Some of the feedback that I got when I was doing sampling was that a lot of people now try a different gin every time they buy a bottle, there’s not a lot of loyalty from consumers. There are some people that just drink Bombay and there are some people that just drink Sipsmith, but, generally speaking, people like to mix it up a bit. That’s the challenge, and I guess that’s the reason why gin brands have their core brand and then they bring out new variants.
It’s hard to know where the gin industry is going. As I said before, my crystal ball isn’t brilliant because I thought ten years ago that the gin bubble would burst and that would be it. But it’s still growing and it’s now massive. I do think in general that it’s amazing that gin is so great. The volumes are phenomenal.
What perspective does being a bartender bring to distillation?
It may surprise you, but actually, the most important thing that influenced the way I work now as a distiller and a spirits producer is my art school background. I did five years of sculpture at art school, and it was coming out of college that I fell into bartending. The perspective that gave is one that has given me so much of a foundation when it comes to drinks creation and liquid formulation, more than anything else.
However, having a bartending background is really great as well because you see things slightly differently and you sort of understand how bartender’s going to react when they pick up a bottle. Whether it’s how they’re using it, how they’re going to sell it – it’s an interesting bit of insight. I’m wouldn’t necessarily say it’s better than any other way, but there are some people who are coming into the industry who were, let’s say they were insurance brokers, and then they start to make gins. From my perspective, I’ve got the lead on that, just because I know the industry and I’ve worked in it for years. I’ve also got a place in the market as well. It’s always easier to sell a product when you’ve got a route to market.
What has the reaction to Mr. Kamm’s Gin been like?
The general reaction has been great; I’ve had some good feedback. Mr. Kamm & Sons is quite distinctive and it’s not for everyone, but I like the fact that it polarises. Not that anyone has said that they hate it – they probably wouldn’t tell me to my face! But lots of people have spoken to me and said they love the gin and think it’s great. I’m pleased that there is an audience for it!

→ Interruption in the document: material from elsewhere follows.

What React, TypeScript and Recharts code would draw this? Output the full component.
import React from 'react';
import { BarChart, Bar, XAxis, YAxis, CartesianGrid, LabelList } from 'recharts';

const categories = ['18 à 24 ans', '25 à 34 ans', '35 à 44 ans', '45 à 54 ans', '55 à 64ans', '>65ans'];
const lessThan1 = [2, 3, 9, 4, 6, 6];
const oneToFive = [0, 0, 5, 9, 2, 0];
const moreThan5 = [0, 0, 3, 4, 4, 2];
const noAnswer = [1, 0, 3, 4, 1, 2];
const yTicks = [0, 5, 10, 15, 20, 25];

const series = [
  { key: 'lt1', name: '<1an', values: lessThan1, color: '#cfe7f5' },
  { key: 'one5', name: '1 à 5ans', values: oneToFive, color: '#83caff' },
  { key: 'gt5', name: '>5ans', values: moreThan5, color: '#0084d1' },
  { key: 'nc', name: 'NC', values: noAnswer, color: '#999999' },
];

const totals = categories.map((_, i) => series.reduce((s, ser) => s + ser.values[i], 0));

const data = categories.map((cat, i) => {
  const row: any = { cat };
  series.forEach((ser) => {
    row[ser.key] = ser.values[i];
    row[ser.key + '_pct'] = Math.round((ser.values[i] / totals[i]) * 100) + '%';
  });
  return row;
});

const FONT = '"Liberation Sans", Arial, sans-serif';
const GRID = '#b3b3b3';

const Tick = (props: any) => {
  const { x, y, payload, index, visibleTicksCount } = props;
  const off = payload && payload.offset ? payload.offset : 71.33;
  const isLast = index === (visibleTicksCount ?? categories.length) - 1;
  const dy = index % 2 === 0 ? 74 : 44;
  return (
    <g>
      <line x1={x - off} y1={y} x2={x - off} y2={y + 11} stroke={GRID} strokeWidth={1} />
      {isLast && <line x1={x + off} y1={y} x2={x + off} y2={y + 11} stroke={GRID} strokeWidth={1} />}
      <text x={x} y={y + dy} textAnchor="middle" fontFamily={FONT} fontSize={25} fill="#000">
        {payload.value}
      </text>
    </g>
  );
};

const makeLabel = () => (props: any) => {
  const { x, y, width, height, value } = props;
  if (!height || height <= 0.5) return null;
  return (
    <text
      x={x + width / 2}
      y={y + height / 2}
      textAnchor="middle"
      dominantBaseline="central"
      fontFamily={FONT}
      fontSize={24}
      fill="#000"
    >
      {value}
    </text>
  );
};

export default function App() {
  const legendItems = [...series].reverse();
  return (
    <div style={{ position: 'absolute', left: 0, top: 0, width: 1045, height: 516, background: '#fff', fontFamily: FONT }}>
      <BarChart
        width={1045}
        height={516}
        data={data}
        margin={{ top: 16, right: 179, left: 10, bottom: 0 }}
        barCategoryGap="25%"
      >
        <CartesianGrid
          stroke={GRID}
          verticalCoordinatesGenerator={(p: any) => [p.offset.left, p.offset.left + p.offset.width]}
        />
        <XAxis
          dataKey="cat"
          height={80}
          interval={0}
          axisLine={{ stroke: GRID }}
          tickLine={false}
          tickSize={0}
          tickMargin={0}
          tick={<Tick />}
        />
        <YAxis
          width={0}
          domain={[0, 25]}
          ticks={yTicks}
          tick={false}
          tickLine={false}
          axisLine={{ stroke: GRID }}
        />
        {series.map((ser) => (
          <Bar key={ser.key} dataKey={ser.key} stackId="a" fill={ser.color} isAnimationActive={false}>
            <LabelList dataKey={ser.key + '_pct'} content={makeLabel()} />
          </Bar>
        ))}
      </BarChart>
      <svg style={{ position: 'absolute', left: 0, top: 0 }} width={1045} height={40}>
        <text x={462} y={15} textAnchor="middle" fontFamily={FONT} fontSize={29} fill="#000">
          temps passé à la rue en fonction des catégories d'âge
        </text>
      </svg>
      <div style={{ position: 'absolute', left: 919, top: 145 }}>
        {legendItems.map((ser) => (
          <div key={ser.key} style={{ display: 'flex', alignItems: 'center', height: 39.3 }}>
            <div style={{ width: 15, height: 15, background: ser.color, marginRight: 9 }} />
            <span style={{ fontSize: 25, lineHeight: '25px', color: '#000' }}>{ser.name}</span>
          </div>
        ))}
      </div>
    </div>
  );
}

What’s next for Kamm & Sons?
I’m not one for having a core brand and then bringing out a lot of different variants; I don’t really want to get into that as it isn’t for me. I have other ideas for different products, but it’s going to be different brands. Maybe I will do a stronger version of Mr. Kamm’s Gin, but my other ideas involve new products and different brands – but I can’t talk about it yet. It’s early days but basically just a few ideas in incubation should we say…
Finally, what Mr. Kamm’s cocktail do you like to serve the most?
It would be tricky to not make a gin and tonic – I know that it’s pretty boring, but it’s really tasty in a G&T… After that, I would say a Negroni, because it’s just awesome. But with Campari, not with Kamm & Sons! People always expect me to make a Kamm’s Negroni with Kamm & Sons but I also think that the Negroni is a Campari drink, so that’s the bitters that you should use with it. My recipe for the Kamm & Sons Negroni is 25ml Mr. Kamm’s Gin, 25ml Campari and 25ml sweet vermouth, which is poured over ice and garnished with orange zest.